The panel antenna to be used in this project was designed using Antenna Magus.  The base element of the array is a biquad antenna, designed for 1.8 GHz.  The array specification was also synthesized with Antenna Magus and consists of 14 identical elements.  Although physically identical, these elements are fed with appropriate magnitude and phase of excitation to create the desired squint patterns.  This arrangement is very well suited to simulation with the DGFM in FEKO.

The single panel antenna was modeled with both the MLFMM and DGFM and even in this relatively small array the DGFM is significantly less expensive in terms of memory required.  The DGFM required only 5.7 MByte to model the array, while the MLFMM required 95.6 MByte.


3D gain pattern


Azimuth scan plane

Antenna performance:
  • Elevation main-lobe squint = 10.025°
  • Elevation main-lobe -3dB width = 8.003°
  • Azimuth main-lobe -3dB width = 45.37°

All measures are thus within specification for this design.

Memory requirements:

  • DGFM = 5.7 MByte
  • MLFMM = 95.6 MByte


Elevation scan plane

Radiation patterns for single LTE panel antenna at 1.8 GHz

The radiation patterns computed with the DGFM was also compared to MLFMM computations of the same geometry.  The excellent comparison provides users with confidence that the DGFM is indeed providing good results in a very efficient manner.

Combining Antennas for Azimuth Coverage

Antennas such as the panel antenna proposed here do not cover a great enough azimuth scan to be useful on their own.  They are therefore usually mounted on base station towers or buildings in configurations that add up to a larger azimuth coverage.  In this case study, three panels will be combined.  The three panels thus utilize 3 x 14 = 42 identical transmitting elements, which is even better suited to DGFM simulation than the smaller number of elements of the single array.



3D gain pattern


Azimuth scan plane comparison

Antenna performance for first sector (other sector the same):
  • Elevation main-lobe squint = 9.865°
  • Elevation main-lobe -3dB width = 7.504°
  • Azimuth main-lobe -3dB width ~ 54°

All measures are thus within specification for this design.

Memory requirements:

  • DGFM = 24.7 MByte
  • MLFMM = 306.71 MByte


Elevation scan plane

Normalized radiation patterns for 3 x LTE panel antennas operating together for improved azimuth coverage
(blue = single LTE panel reference, green = 3 x panel combination)

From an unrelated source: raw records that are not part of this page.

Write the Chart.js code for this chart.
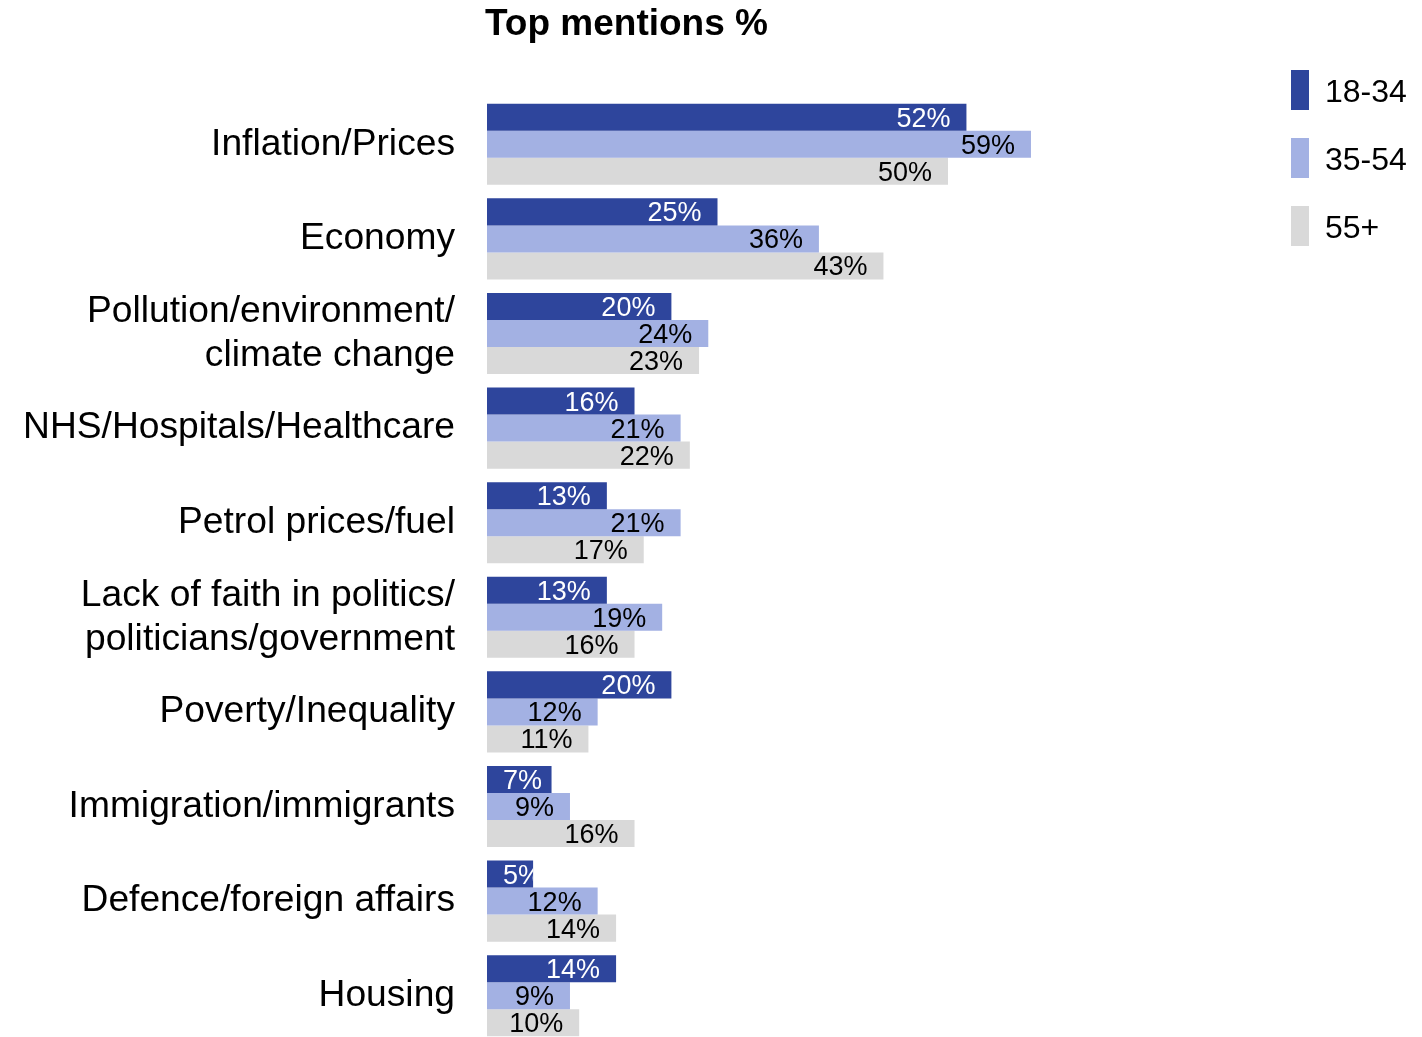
<!DOCTYPE html>
<html>
<head>
<meta charset="utf-8">
<script src="https://cdn.jsdelivr.net/npm/chart.js@4/dist/chart.umd.min.js"></script>
<style>
  html, body { margin: 0; background: #fff; overflow: hidden; height: 1037px; }
</style>
</head>
<body>
<canvas id="myChart" width="1422" height="1043"></canvas>
<script>
const categories = [
    "Inflation/Prices",
    "Economy",
    ["Pollution/environment/", "climate change"],
    "NHS/Hospitals/Healthcare",
    "Petrol prices/fuel",
    ["Lack of faith in politics/", "politicians/government"],
    "Poverty/Inequality",
    "Immigration/immigrants",
    "Defence/foreign affairs",
    "Housing"
];
const seriesNames = ["18-34", "35-54", "55+"];
const young = [52, 25, 20, 16, 13, 13, 20, 7, 5, 14];
const middle = [59, 36, 24, 21, 21, 19, 12, 9, 12, 9];
const older = [50, 43, 23, 22, 17, 16, 11, 16, 14, 10];
const barColors = ["#2E459C", "#A3B1E3", "#D9D9D9"];
const chartTitle = "Top mentions %";

const FONT = "'Liberation Sans', Arial, sans-serif";

// title, legend and value labels drawn by hand
const extras = {
    id: "extras",
    afterDatasetsDraw(chart) {
        const ctx = chart.ctx;
        ctx.save();

        // value labels, clipped to their bar
        ctx.font = "27px " + FONT;
        ctx.textBaseline = "middle";
        ctx.textAlign = "right";
        chart.data.datasets.forEach((ds, i) => {
            const meta = chart.getDatasetMeta(i);
            meta.data.forEach((bar, j) => {
                const txt = ds.data[j] + "%";
                const w = ctx.measureText(txt).width;
                const right = Math.max(bar.x - 16, bar.base + 16 + w);
                ctx.save();
                ctx.beginPath();
                ctx.rect(bar.base, bar.y - bar.height / 2, bar.x - bar.base, bar.height);
                ctx.clip();
                ctx.fillStyle = i === 0 ? "#ffffff" : "#000000";
                ctx.fillText(txt, right, bar.y + 2);
                ctx.restore();
            });
        });

        // title
        ctx.fillStyle = "#000";
        ctx.textAlign = "left";
        ctx.textBaseline = "alphabetic";
        ctx.font = "bold 37px " + FONT;
        ctx.fillText(chartTitle, 485, 35);

        // legend
        ctx.font = "32px " + FONT;
        chart.data.datasets.forEach((ds, i) => {
            const y = 70 + i * 68;
            ctx.fillStyle = ds.backgroundColor;
            ctx.fillRect(1291, y, 18, 40);
            ctx.fillStyle = "#000";
            ctx.fillText(ds.label, 1325, y + 32);
        });

        ctx.restore();
    }
};

new Chart("myChart", {
    type: "bar",
    data: {
        labels: categories,
        datasets: [
            { label: seriesNames[0], data: young, backgroundColor: barColors[0] },
            { label: seriesNames[1], data: middle, backgroundColor: barColors[1] },
            { label: seriesNames[2], data: older, backgroundColor: barColors[2] }
        ]
    },
    options: {
        indexAxis: "y",
        responsive: false,
        animation: false,
        devicePixelRatio: 1,
        layout: {
            padding: { left: 0, right: 13, top: 97, bottom: 0 }
        },
        datasets: {
            bar: {
                barPercentage: 1.0,
                categoryPercentage: 0.857,
                borderWidth: 0
            }
        },
        scales: {
            x: {
                display: false,
                min: 0,
                max: 100
            },
            y: {
                afterFit(scale) {
                    scale.width = 487;
                    scale.paddingTop = 0;
                    scale.paddingBottom = 0;
                },
                grid: { display: false, drawTicks: false },
                border: { display: false },
                ticks: {
                    autoSkip: false,
                    padding: 32,
                    color: "#000",
                    font: { family: FONT, size: 37.2, lineHeight: 1.18 }
                }
            }
        },
        plugins: {
            legend: { display: false },
            title: { display: false },
            tooltip: { enabled: false }
        }
    },
    plugins: [extras]
});
</script>
</body>
</html>
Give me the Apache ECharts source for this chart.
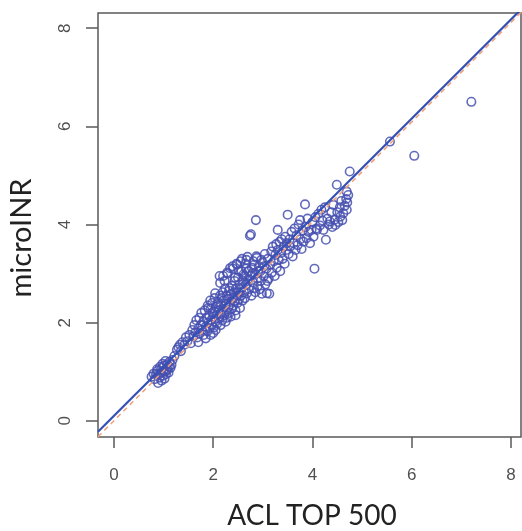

In this multi-panel configuration the panels have started interfering with each other and the main-lobe is demonstrating a ripple in the azimuth scan plane.  If the -3dB main-lobe width measurement is applied in a strict sense, the width is 27.25° as the ripple on the curve drops below this level momentarily.  The lowest point of this drop is at -4.38dB.  Ignoring this temporary, very shallow drop below the required -3dB level and measuring to the beam width where the gain drops below -3dB permanently results in the estimated -3dB beam-width of 54°, which is reported above.

The DGFM is a highly efficient method for simulation of arrays such as this one (multiple similar radiating elements) and it clearly demonstrates the ability to predict fine detail such as this spurious ripple on radiation patterns.